Repeat the listing that follows, character for character, minus the pictures.

BEGIN

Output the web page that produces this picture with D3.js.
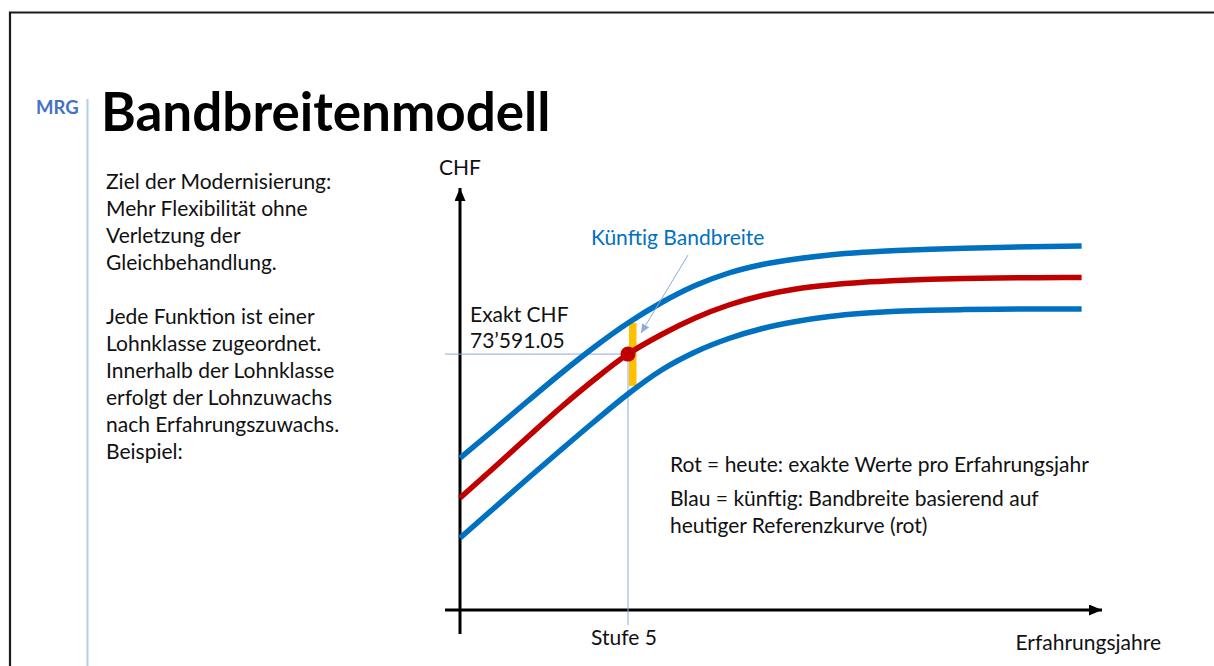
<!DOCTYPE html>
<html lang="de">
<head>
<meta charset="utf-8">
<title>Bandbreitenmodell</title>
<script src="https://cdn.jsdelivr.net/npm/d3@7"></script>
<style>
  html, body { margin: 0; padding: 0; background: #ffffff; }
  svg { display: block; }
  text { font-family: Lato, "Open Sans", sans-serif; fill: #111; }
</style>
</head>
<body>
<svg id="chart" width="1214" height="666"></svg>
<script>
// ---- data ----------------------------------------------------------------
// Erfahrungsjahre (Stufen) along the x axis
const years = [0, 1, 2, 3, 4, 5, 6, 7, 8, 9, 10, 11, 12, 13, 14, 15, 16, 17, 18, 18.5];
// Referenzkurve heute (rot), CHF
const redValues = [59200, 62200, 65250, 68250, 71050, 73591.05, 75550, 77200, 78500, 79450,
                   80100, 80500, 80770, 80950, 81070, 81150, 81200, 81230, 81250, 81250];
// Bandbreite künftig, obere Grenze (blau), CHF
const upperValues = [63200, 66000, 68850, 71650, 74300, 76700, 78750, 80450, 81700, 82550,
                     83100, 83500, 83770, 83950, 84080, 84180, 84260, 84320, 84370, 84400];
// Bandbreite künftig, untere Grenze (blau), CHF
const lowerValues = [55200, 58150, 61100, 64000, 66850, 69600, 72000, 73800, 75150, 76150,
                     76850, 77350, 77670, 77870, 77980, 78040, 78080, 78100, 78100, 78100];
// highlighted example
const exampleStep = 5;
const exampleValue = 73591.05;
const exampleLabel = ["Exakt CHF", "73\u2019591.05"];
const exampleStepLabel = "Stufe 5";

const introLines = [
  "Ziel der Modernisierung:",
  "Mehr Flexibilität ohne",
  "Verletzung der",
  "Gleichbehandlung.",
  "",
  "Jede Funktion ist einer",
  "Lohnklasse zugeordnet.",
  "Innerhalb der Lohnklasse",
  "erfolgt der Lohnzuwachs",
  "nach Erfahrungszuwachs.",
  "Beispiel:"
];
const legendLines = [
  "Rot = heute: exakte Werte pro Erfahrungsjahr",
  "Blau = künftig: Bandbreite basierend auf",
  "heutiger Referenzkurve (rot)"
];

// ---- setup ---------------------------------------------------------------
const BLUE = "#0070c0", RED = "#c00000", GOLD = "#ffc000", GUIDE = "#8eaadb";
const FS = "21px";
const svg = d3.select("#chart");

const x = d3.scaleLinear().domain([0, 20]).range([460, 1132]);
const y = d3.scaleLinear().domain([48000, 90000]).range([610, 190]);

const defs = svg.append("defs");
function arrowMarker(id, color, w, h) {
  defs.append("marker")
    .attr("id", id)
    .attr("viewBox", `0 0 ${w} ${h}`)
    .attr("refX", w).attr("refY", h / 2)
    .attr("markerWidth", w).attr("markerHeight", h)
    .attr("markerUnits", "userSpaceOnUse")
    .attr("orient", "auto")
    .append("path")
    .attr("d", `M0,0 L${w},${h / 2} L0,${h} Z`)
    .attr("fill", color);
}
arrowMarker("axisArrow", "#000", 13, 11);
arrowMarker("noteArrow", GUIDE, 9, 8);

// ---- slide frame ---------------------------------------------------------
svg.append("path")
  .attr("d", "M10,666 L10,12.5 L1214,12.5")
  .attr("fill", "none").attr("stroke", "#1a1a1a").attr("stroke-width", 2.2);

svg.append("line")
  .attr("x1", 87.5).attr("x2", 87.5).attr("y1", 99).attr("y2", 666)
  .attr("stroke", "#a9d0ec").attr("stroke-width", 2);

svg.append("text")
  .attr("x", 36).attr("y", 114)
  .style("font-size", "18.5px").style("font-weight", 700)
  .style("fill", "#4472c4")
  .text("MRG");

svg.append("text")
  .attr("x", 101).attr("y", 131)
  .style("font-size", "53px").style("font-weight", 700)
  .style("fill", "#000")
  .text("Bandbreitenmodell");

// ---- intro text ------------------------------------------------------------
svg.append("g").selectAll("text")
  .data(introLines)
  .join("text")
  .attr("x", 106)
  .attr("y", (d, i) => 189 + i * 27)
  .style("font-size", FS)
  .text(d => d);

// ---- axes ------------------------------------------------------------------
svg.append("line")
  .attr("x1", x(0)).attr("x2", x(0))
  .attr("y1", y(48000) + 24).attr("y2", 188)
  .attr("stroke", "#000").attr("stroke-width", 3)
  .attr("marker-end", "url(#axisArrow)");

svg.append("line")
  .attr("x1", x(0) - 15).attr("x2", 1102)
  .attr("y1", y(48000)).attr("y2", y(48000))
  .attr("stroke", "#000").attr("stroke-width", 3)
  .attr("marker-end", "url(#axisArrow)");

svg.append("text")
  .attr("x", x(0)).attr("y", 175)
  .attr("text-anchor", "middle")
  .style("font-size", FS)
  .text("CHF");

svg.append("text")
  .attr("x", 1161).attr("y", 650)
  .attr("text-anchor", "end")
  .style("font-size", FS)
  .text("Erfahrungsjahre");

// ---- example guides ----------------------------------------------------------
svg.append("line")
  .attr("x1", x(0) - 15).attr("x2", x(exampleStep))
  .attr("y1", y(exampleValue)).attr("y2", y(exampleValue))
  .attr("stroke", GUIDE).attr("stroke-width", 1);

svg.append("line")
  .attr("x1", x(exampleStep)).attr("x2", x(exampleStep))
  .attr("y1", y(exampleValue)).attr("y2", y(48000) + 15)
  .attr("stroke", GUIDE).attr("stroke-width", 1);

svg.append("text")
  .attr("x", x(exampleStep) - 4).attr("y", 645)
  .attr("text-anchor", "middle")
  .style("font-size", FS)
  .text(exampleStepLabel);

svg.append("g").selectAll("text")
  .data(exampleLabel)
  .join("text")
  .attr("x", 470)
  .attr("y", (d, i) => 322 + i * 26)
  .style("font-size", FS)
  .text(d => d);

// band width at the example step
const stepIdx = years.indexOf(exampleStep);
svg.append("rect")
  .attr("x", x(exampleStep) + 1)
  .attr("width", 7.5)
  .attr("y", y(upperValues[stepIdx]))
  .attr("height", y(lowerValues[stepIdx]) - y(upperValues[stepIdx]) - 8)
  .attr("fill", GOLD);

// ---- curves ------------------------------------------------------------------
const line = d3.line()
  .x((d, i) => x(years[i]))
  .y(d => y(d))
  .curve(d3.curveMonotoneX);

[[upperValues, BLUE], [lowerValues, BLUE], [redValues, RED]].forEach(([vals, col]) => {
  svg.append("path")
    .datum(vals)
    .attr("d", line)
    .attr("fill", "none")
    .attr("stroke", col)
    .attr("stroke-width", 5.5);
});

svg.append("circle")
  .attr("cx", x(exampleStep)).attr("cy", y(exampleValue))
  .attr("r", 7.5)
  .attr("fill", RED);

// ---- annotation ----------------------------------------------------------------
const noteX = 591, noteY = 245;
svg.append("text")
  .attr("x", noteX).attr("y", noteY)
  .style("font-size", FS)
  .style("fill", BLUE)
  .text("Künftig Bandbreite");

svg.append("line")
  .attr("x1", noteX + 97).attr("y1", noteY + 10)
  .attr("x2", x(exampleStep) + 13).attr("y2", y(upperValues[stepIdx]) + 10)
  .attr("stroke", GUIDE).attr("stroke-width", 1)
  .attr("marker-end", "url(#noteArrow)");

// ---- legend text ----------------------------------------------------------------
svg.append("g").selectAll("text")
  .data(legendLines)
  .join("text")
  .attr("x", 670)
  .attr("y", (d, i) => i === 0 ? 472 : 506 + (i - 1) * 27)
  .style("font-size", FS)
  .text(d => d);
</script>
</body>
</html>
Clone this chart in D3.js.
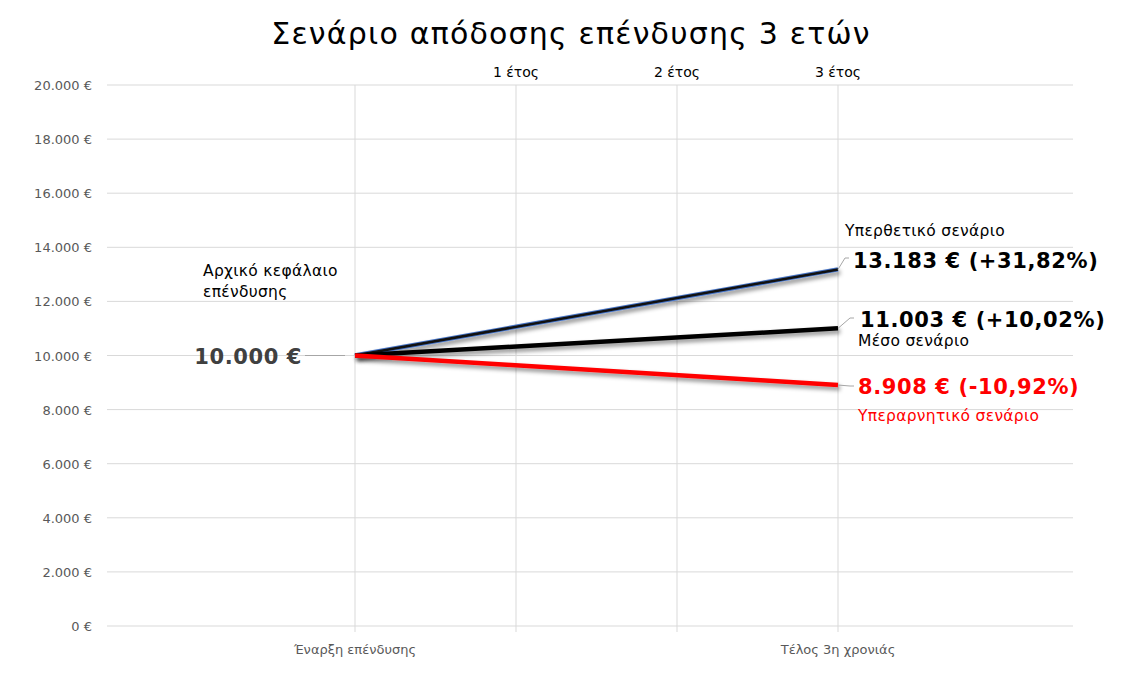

END

**Solution below:**
Output the web page that produces this picture with D3.js.
<!DOCTYPE html>
<html lang="de">
<head>
<meta charset="utf-8">
<title>Bandbreitenmodell</title>
<script src="https://cdn.jsdelivr.net/npm/d3@7"></script>
<style>
  html, body { margin: 0; padding: 0; background: #ffffff; }
  svg { display: block; }
  text { font-family: Lato, "Open Sans", sans-serif; fill: #111; }
</style>
</head>
<body>
<svg id="chart" width="1214" height="666"></svg>
<script>
// ---- data ----------------------------------------------------------------
// Erfahrungsjahre (Stufen) along the x axis
const years = [0, 1, 2, 3, 4, 5, 6, 7, 8, 9, 10, 11, 12, 13, 14, 15, 16, 17, 18, 18.5];
// Referenzkurve heute (rot), CHF
const redValues = [59200, 62200, 65250, 68250, 71050, 73591.05, 75550, 77200, 78500, 79450,
                   80100, 80500, 80770, 80950, 81070, 81150, 81200, 81230, 81250, 81250];
// Bandbreite künftig, obere Grenze (blau), CHF
const upperValues = [63200, 66000, 68850, 71650, 74300, 76700, 78750, 80450, 81700, 82550,
                     83100, 83500, 83770, 83950, 84080, 84180, 84260, 84320, 84370, 84400];
// Bandbreite künftig, untere Grenze (blau), CHF
const lowerValues = [55200, 58150, 61100, 64000, 66850, 69600, 72000, 73800, 75150, 76150,
                     76850, 77350, 77670, 77870, 77980, 78040, 78080, 78100, 78100, 78100];
// highlighted example
const exampleStep = 5;
const exampleValue = 73591.05;
const exampleLabel = ["Exakt CHF", "73\u2019591.05"];
const exampleStepLabel = "Stufe 5";

const introLines = [
  "Ziel der Modernisierung:",
  "Mehr Flexibilität ohne",
  "Verletzung der",
  "Gleichbehandlung.",
  "",
  "Jede Funktion ist einer",
  "Lohnklasse zugeordnet.",
  "Innerhalb der Lohnklasse",
  "erfolgt der Lohnzuwachs",
  "nach Erfahrungszuwachs.",
  "Beispiel:"
];
const legendLines = [
  "Rot = heute: exakte Werte pro Erfahrungsjahr",
  "Blau = künftig: Bandbreite basierend auf",
  "heutiger Referenzkurve (rot)"
];

// ---- setup ---------------------------------------------------------------
const BLUE = "#0070c0", RED = "#c00000", GOLD = "#ffc000", GUIDE = "#8eaadb";
const FS = "21px";
const svg = d3.select("#chart");

const x = d3.scaleLinear().domain([0, 20]).range([460, 1132]);
const y = d3.scaleLinear().domain([48000, 90000]).range([610, 190]);

const defs = svg.append("defs");
function arrowMarker(id, color, w, h) {
  defs.append("marker")
    .attr("id", id)
    .attr("viewBox", `0 0 ${w} ${h}`)
    .attr("refX", w).attr("refY", h / 2)
    .attr("markerWidth", w).attr("markerHeight", h)
    .attr("markerUnits", "userSpaceOnUse")
    .attr("orient", "auto")
    .append("path")
    .attr("d", `M0,0 L${w},${h / 2} L0,${h} Z`)
    .attr("fill", color);
}
arrowMarker("axisArrow", "#000", 13, 11);
arrowMarker("noteArrow", GUIDE, 9, 8);

// ---- slide frame ---------------------------------------------------------
svg.append("path")
  .attr("d", "M10,666 L10,12.5 L1214,12.5")
  .attr("fill", "none").attr("stroke", "#1a1a1a").attr("stroke-width", 2.2);

svg.append("line")
  .attr("x1", 87.5).attr("x2", 87.5).attr("y1", 99).attr("y2", 666)
  .attr("stroke", "#a9d0ec").attr("stroke-width", 2);

svg.append("text")
  .attr("x", 36).attr("y", 114)
  .style("font-size", "18.5px").style("font-weight", 700)
  .style("fill", "#4472c4")
  .text("MRG");

svg.append("text")
  .attr("x", 101).attr("y", 131)
  .style("font-size", "53px").style("font-weight", 700)
  .style("fill", "#000")
  .text("Bandbreitenmodell");

// ---- intro text ------------------------------------------------------------
svg.append("g").selectAll("text")
  .data(introLines)
  .join("text")
  .attr("x", 106)
  .attr("y", (d, i) => 189 + i * 27)
  .style("font-size", FS)
  .text(d => d);

// ---- axes ------------------------------------------------------------------
svg.append("line")
  .attr("x1", x(0)).attr("x2", x(0))
  .attr("y1", y(48000) + 24).attr("y2", 188)
  .attr("stroke", "#000").attr("stroke-width", 3)
  .attr("marker-end", "url(#axisArrow)");

svg.append("line")
  .attr("x1", x(0) - 15).attr("x2", 1102)
  .attr("y1", y(48000)).attr("y2", y(48000))
  .attr("stroke", "#000").attr("stroke-width", 3)
  .attr("marker-end", "url(#axisArrow)");

svg.append("text")
  .attr("x", x(0)).attr("y", 175)
  .attr("text-anchor", "middle")
  .style("font-size", FS)
  .text("CHF");

svg.append("text")
  .attr("x", 1161).attr("y", 650)
  .attr("text-anchor", "end")
  .style("font-size", FS)
  .text("Erfahrungsjahre");

// ---- example guides ----------------------------------------------------------
svg.append("line")
  .attr("x1", x(0) - 15).attr("x2", x(exampleStep))
  .attr("y1", y(exampleValue)).attr("y2", y(exampleValue))
  .attr("stroke", GUIDE).attr("stroke-width", 1);

svg.append("line")
  .attr("x1", x(exampleStep)).attr("x2", x(exampleStep))
  .attr("y1", y(exampleValue)).attr("y2", y(48000) + 15)
  .attr("stroke", GUIDE).attr("stroke-width", 1);

svg.append("text")
  .attr("x", x(exampleStep) - 4).attr("y", 645)
  .attr("text-anchor", "middle")
  .style("font-size", FS)
  .text(exampleStepLabel);

svg.append("g").selectAll("text")
  .data(exampleLabel)
  .join("text")
  .attr("x", 470)
  .attr("y", (d, i) => 322 + i * 26)
  .style("font-size", FS)
  .text(d => d);

// band width at the example step
const stepIdx = years.indexOf(exampleStep);
svg.append("rect")
  .attr("x", x(exampleStep) + 1)
  .attr("width", 7.5)
  .attr("y", y(upperValues[stepIdx]))
  .attr("height", y(lowerValues[stepIdx]) - y(upperValues[stepIdx]) - 8)
  .attr("fill", GOLD);

// ---- curves ------------------------------------------------------------------
const line = d3.line()
  .x((d, i) => x(years[i]))
  .y(d => y(d))
  .curve(d3.curveMonotoneX);

[[upperValues, BLUE], [lowerValues, BLUE], [redValues, RED]].forEach(([vals, col]) => {
  svg.append("path")
    .datum(vals)
    .attr("d", line)
    .attr("fill", "none")
    .attr("stroke", col)
    .attr("stroke-width", 5.5);
});

svg.append("circle")
  .attr("cx", x(exampleStep)).attr("cy", y(exampleValue))
  .attr("r", 7.5)
  .attr("fill", RED);

// ---- annotation ----------------------------------------------------------------
const noteX = 591, noteY = 245;
svg.append("text")
  .attr("x", noteX).attr("y", noteY)
  .style("font-size", FS)
  .style("fill", BLUE)
  .text("Künftig Bandbreite");

svg.append("line")
  .attr("x1", noteX + 97).attr("y1", noteY + 10)
  .attr("x2", x(exampleStep) + 13).attr("y2", y(upperValues[stepIdx]) + 10)
  .attr("stroke", GUIDE).attr("stroke-width", 1)
  .attr("marker-end", "url(#noteArrow)");

// ---- legend text ----------------------------------------------------------------
svg.append("g").selectAll("text")
  .data(legendLines)
  .join("text")
  .attr("x", 670)
  .attr("y", (d, i) => i === 0 ? 472 : 506 + (i - 1) * 27)
  .style("font-size", FS)
  .text(d => d);
</script>
</body>
</html>
Clone this chart in D3.js.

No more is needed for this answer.